Hay que tender puentes en todos los ámbitos. Lo que está en juego es la convivencia democrática

Pablo Iglesias abraza aPedro Sánchez, tras ser elegido presidente del Gobierno.
Pablo Iglesias abraza aPedro Sánchez, tras ser elegido presidente del Gobierno.Eduardo Parra (Europa Press)
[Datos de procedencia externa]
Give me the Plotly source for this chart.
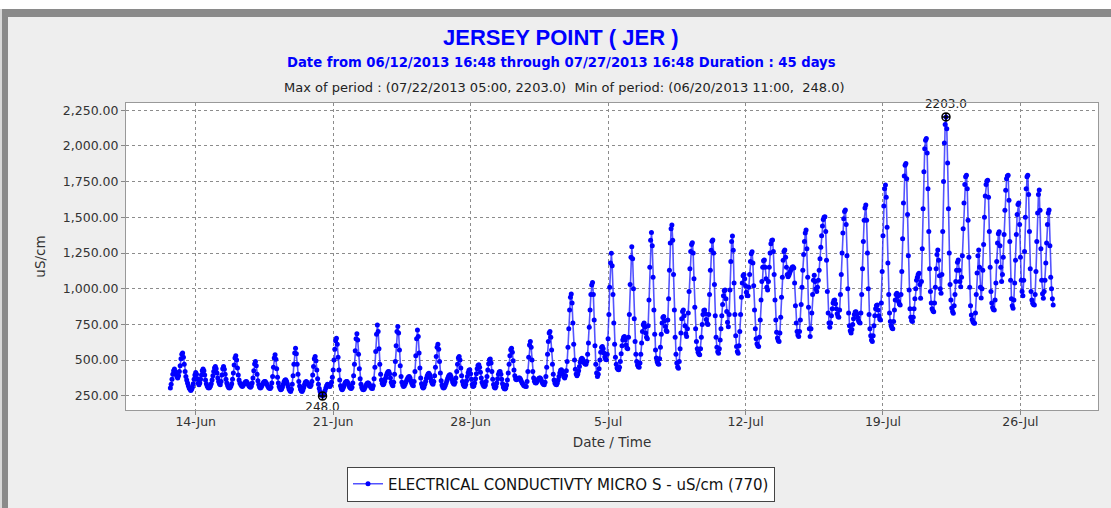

Se ha hecho realidad la investidura de Pedro Sánchez. Podrá conformarse, pues, un Gobierno de progreso en que cifraban sus esperanzas amplios sectores de la sociedad, en Cataluña y en toda España. Esperanzas de desbloqueo para abordar desafíos insoslayables: combatir desigualdades sociales y de género, revertir el deterioro del Estado del bienestar, emprender la transición ecológica, lograr una incorporación humanista del modelo productivo a la era digital… Y —¡cómo no!— expectativas de iniciar, tras años de estéril confrontación, un tiempo de diálogo en el conflicto catalán. Sin embargo, el contexto augura las mayores dificultades. Quienes apostamos por este Gobierno sabemos que el éxito de sus propósitos requerirá de muchas y activas complicidades: en el mundo del trabajo, en los ámbitos académicos y culturales... En todos aquellos espacios de encuentro donde nunca hemos dejado de propugnar el retorno de la política.
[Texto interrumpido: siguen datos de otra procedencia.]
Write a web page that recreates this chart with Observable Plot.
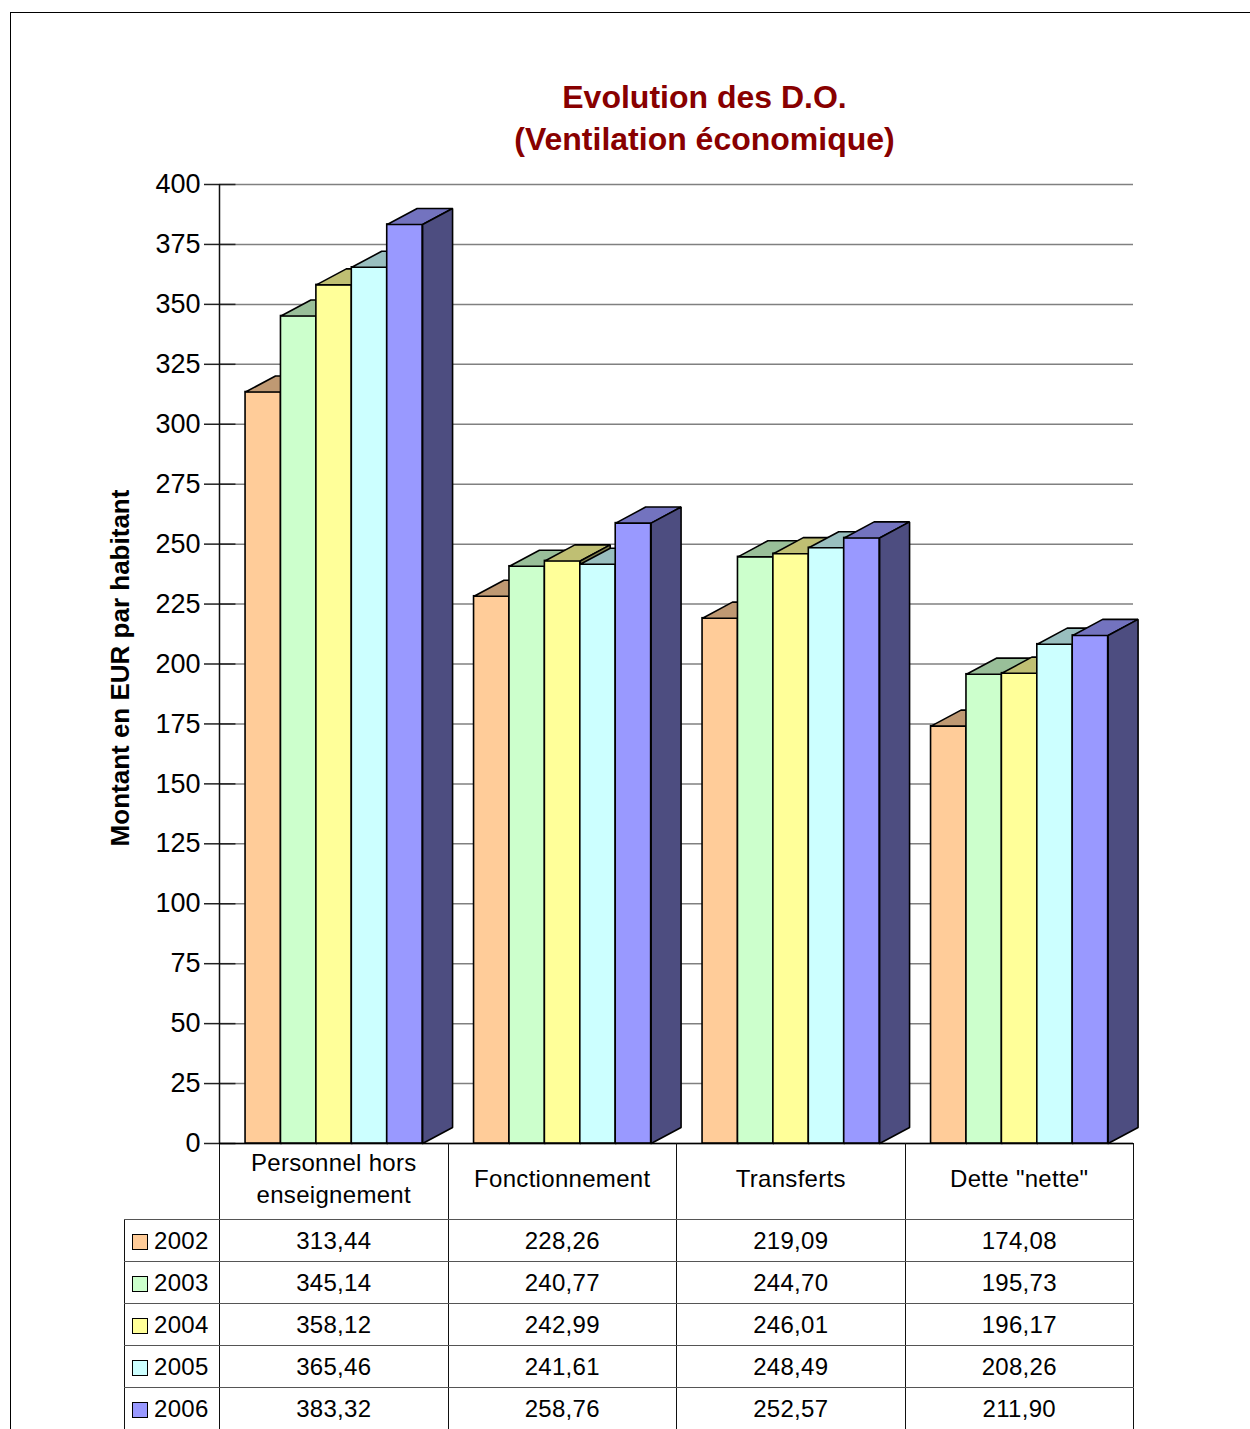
<!DOCTYPE html>
<html>
<head>
<meta charset="utf-8">
<script src="https://cdn.jsdelivr.net/npm/d3@7"></script>
<script src="https://cdn.jsdelivr.net/npm/@observablehq/plot@0.6"></script>
<style>
  body { margin: 0; background: #fff; font-family: "Liberation Sans", Arial, sans-serif; }
  #page { position: relative; width: 1250px; height: 1429px; overflow: hidden; background: #fff; }
  #border { position: absolute; left: 10px; top: 12px; width: 1250px; height: 1430px;
            border-left: 1.5px solid #000; border-top: 1.5px solid #000; }
  #chart { position: absolute; left: 0; top: 0; }
  #datatable { position: absolute; left: 124px; top: 1143px; border-collapse: collapse;
               table-layout: fixed; font-size: 24px; letter-spacing: 0.3px; color: #000; }
  #datatable td { padding: 0; text-align: center; vertical-align: middle; white-space: normal;
                  border-left: 1.5px solid #111; border-right: 1.5px solid #111;
                  border-top: 1.5px solid #555; border-bottom: 1.5px solid #555; }
  #datatable tr.head td { height: 70px; padding-bottom: 5px; line-height: 32px; border-top: 1.5px solid #000; }
  #datatable tr.head td.corner { border: none; }
  #datatable tr.row td { height: 40px; line-height: 28px; padding-top: 1px; }
  #datatable td.year { text-align: left; padding-left: 7px; }
  .swatch { display: inline-block; width: 14px; height: 14px; border: 1px solid #000;
            margin-right: 6px; vertical-align: -1px; }
</style>
</head>
<body>
<div id="page">
  <div id="border"></div>
  <div id="chart"></div>
  <table id="datatable"></table>
</div>
<script>
// Dépenses ordinaires par habitant (EUR), ventilation économique
const categories = ["Personnel hors enseignement", "Fonctionnement", "Transferts", "Dette \"nette\""];
const years = ["2002", "2003", "2004", "2005", "2006"];
const v2002 = [313.44, 228.26, 219.09, 174.08];
const v2003 = [345.14, 240.77, 244.70, 195.73];
const v2004 = [358.12, 242.99, 246.01, 196.17];
const v2005 = [365.46, 241.61, 248.49, 208.26];
const v2006 = [383.32, 258.76, 252.57, 211.90];
const yearColors = ["#FFCC99", "#CCFFCC", "#FFFF99", "#CCFFFF", "#9999FF"];
const yTicks = [0, 25, 50, 75, 100, 125, 150, 175, 200, 225, 250, 275, 300, 325, 350, 375, 400];
const title = "Evolution des D.O.\n(Ventilation économique)";
const yLabel = "Montant en EUR par habitant";

const series = [v2002, v2003, v2004, v2005, v2006];
const fmt = v => v.toFixed(2).replace(".", ",");

// Bar geometry in x units (one unit = one category column), with a fixed
// oblique projection for the 3D depth.
const inset = 0.114, step = 0.155;
const depth = {x: 0.131, y: 6.7};

function shade(c, k) {
  const r = d3.rgb(c);
  return d3.rgb(r.r * k, r.g * k, r.b * k).formatHex();
}

const bars = series.map((vals, j) => categories.map((cat, i) => {
  const x1 = i + inset + j * step;
  return {year: years[j], category: cat, value: vals[i], x1, x2: x1 + step};
}));

function topFace(d) {
  const {x1, x2, value: v} = d;
  return [[x1, v], [x2, v], [x2 + depth.x, v + depth.y], [x1 + depth.x, v + depth.y], [x1, v]]
    .map(([x, y]) => ({x, y, key: d.category}));
}
function sideFace(d) {
  const {x2, value: v} = d;
  return [[x2, 0], [x2 + depth.x, depth.y], [x2 + depth.x, v + depth.y], [x2, v], [x2, 0]]
    .map(([x, y]) => ({x, y, key: d.category}));
}

const barMarks = bars.flatMap((rows, j) => [
  Plot.rect(rows, {x1: "x1", x2: "x2", y1: 0, y2: "value", fill: yearColors[j], stroke: "#000", strokeWidth: 1.6}),
  Plot.line(rows.flatMap(topFace), {x: "x", y: "y", z: "key", fill: shade(yearColors[j], 0.75), stroke: "#000", strokeWidth: 1.6, strokeLinejoin: "miter"}),
  Plot.line(rows.flatMap(sideFace), {x: "x", y: "y", z: "key", fill: shade(yearColors[j], 0.5), stroke: "#000", strokeWidth: 1.6, strokeLinejoin: "miter"})
]);

const chart = Plot.plot({
  width: 1250,
  height: 1429,
  marginTop: 184,
  marginBottom: 286,
  marginLeft: 219,
  marginRight: 117,
  style: {fontFamily: "'Liberation Sans', Arial, sans-serif", color: "#000", background: "transparent"},
  x: {type: "linear", domain: [0, categories.length], axis: null},
  y: {domain: [0, 400], axis: null},
  marks: [
    Plot.ruleY(yTicks, {x1: 0, x2: categories.length, stroke: "#808080", strokeWidth: 1.5}),
    Plot.ruleY(yTicks, {x1: 0, x2: 0.072, stroke: "#222", strokeWidth: 1.5}),
    Plot.axisY({ticks: yTicks, tickSize: 15, tickPadding: 4, fontSize: 27, label: null, stroke: "#222", strokeWidth: 1.5, strokeOpacity: 1}),
    Plot.ruleX([0], {stroke: "#111", strokeWidth: 1.5}),
    Plot.ruleY([0], {x1: 0, x2: categories.length, stroke: "#000", strokeWidth: 1.5}),
    ...barMarks,
    Plot.text([title], {frameAnchor: "top", dx: 28, dy: -69, lineAnchor: "middle", lineHeight: 1.32,
      fontSize: 32, fontWeight: "bold", fill: "#880000"}),
    Plot.text([yLabel], {frameAnchor: "left", dx: -99, dy: 4, rotate: -90, textAnchor: "middle",
      lineAnchor: "middle", fontSize: 26, fontWeight: "bold", fill: "#000"})
  ]
});
document.getElementById("chart").append(chart);

// Data table with the legend in its first column
const table = d3.select("#datatable");
const cols = table.append("colgroup");
cols.append("col").style("width", "95px");
categories.forEach(() => cols.append("col").style("width", "228.5px"));

const head = table.append("tr").attr("class", "head");
head.append("td").attr("class", "corner");
categories.forEach(c => head.append("td").text(c));

series.forEach((vals, j) => {
  const tr = table.append("tr").attr("class", "row");
  const yc = tr.append("td").attr("class", "year");
  yc.append("span").attr("class", "swatch").style("background", yearColors[j]);
  yc.append("span").text(years[j]);
  vals.forEach(v => tr.append("td").text(fmt(v)));
});
</script>
</body>
</html>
La virulencia mostrada en el Congreso por la derecha y la extrema derecha ha alcanzado niveles inéditos: insultos y descalificaciones, llamadas al transfuguismo, acusaciones de “traición” y sobre todo el no reconocimiento de la legitimidad de una mayoría tejida mediante acuerdos políticos entre fuerzas parlamentarias. Lenguaje de guerra civil, amenazas de llevar la contestación a las calles y de transformar los tribunales en campo de batalla contra el nuevo Ejecutivo. La sospechosa retirada de la condición de diputado al president Torra por parte de una exigua mayoría de la JEC en vísperas de la sesión de investidura, muestra el potencial de dicha amenaza, no sólo para la estabilidad de un Gobierno que llega al poder mediante una delicada aritmética, sino para la independencia y la credibilidad de las instituciones y, por ende, de la propia democracia.
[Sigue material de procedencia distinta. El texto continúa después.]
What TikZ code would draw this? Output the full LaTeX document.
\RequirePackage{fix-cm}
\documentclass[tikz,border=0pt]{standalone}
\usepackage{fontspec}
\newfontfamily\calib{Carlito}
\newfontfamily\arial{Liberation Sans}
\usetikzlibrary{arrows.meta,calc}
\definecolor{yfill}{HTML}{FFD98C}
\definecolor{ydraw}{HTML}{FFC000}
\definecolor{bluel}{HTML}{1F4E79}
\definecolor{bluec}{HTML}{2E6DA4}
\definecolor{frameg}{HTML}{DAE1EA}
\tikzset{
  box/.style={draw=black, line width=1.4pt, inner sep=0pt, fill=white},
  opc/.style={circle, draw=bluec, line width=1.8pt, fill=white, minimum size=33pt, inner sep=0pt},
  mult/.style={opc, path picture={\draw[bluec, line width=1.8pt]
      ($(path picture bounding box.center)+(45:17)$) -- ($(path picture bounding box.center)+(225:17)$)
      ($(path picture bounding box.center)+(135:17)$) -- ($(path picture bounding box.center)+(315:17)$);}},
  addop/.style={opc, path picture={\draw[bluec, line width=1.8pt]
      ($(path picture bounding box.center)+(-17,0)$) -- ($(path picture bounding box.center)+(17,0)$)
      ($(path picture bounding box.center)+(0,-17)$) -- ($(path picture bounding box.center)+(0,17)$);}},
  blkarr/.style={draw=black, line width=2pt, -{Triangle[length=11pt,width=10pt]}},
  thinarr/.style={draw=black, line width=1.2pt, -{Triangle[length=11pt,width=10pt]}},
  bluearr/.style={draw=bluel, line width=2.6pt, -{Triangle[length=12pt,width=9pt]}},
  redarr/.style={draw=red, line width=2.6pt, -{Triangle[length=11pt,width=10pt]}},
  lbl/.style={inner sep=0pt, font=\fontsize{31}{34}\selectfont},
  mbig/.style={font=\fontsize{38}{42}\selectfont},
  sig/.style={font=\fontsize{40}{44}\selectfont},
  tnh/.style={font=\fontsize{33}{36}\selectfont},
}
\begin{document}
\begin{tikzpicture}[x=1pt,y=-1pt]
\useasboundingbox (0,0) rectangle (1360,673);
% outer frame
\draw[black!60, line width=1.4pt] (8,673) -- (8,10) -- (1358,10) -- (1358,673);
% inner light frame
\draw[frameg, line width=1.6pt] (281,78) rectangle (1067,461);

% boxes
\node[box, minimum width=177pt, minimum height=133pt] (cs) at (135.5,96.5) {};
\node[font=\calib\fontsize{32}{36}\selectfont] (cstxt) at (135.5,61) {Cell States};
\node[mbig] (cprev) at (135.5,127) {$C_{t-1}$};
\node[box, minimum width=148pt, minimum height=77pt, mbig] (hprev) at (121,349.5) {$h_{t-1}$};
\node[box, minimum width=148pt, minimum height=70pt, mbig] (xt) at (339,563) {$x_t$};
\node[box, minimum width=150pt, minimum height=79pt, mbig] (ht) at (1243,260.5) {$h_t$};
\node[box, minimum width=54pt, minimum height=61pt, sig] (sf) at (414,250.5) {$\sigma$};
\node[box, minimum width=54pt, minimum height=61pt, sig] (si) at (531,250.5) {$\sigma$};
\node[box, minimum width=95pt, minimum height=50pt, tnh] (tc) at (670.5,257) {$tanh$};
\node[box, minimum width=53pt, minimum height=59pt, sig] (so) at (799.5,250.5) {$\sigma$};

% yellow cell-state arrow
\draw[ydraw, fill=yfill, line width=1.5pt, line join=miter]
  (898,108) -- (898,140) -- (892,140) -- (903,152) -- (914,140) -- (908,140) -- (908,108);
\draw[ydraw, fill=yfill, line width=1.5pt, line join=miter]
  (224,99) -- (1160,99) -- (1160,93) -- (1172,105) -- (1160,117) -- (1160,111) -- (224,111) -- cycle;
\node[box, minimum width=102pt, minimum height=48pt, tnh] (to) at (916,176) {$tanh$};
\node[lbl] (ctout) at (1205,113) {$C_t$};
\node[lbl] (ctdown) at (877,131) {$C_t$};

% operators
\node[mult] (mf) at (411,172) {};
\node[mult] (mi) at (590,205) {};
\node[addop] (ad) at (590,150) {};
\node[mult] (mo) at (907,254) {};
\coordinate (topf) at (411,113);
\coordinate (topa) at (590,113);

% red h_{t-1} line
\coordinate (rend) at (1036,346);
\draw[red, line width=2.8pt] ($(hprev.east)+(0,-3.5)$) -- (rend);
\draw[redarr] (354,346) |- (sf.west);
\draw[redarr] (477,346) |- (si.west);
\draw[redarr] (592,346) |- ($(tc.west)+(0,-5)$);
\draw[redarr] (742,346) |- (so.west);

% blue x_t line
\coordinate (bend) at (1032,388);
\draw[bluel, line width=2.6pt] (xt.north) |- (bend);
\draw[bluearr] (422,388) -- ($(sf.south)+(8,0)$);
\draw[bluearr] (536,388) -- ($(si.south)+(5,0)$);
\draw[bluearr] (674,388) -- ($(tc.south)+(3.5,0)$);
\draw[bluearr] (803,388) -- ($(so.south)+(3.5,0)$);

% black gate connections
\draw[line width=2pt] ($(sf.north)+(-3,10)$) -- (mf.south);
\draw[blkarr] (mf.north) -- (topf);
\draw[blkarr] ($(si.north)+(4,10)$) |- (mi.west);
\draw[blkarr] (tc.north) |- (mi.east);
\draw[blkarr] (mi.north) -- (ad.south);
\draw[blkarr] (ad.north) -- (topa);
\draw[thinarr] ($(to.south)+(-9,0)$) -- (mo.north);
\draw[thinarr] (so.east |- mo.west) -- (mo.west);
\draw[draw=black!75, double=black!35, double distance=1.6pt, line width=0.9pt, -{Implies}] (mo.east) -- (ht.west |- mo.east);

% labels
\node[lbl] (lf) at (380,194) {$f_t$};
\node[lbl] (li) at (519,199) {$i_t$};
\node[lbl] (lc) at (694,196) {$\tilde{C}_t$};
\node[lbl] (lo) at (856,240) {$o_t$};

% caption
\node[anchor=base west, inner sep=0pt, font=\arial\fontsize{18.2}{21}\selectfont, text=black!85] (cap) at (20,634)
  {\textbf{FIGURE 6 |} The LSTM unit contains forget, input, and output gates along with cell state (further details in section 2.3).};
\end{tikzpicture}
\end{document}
He aquí el primer Gobierno de coalición desde la Segunda República, agrupando a la socialdemocracia y a fuerzas que se sitúan a su izquierda: fin de un tabú y cambio cultural sustantivo. A nadie se le oculta que las reformas anunciadas chocarán con resistencias corporativas y limitaciones en el gasto impuestas por el rigor fiscal de la UE. Sin olvidar un posible desfase entre los ingresos tributarios previstos y una economía afectada por numerosas incertidumbres internacionales y por la intensidad del impacto del periodo de austeridad sobre los servicios públicos y las condiciones de vida de la gente. En este terreno, el éxito gubernamental dependerá tanto o más que de sus propios aciertos de la concertación entre agentes sociales y especialmente de los sindicatos. Su papel será fundamental. Para alentar los cambios necesarios y para brindar, junto con movimientos y entidades, cauces adecuados a las demandas sociales. La explotación de la desazón de las clases medias y populares por quienes izan banderas de odio y repliegue tribal, se extiende de modo inquietante por los países de nuestro entorno.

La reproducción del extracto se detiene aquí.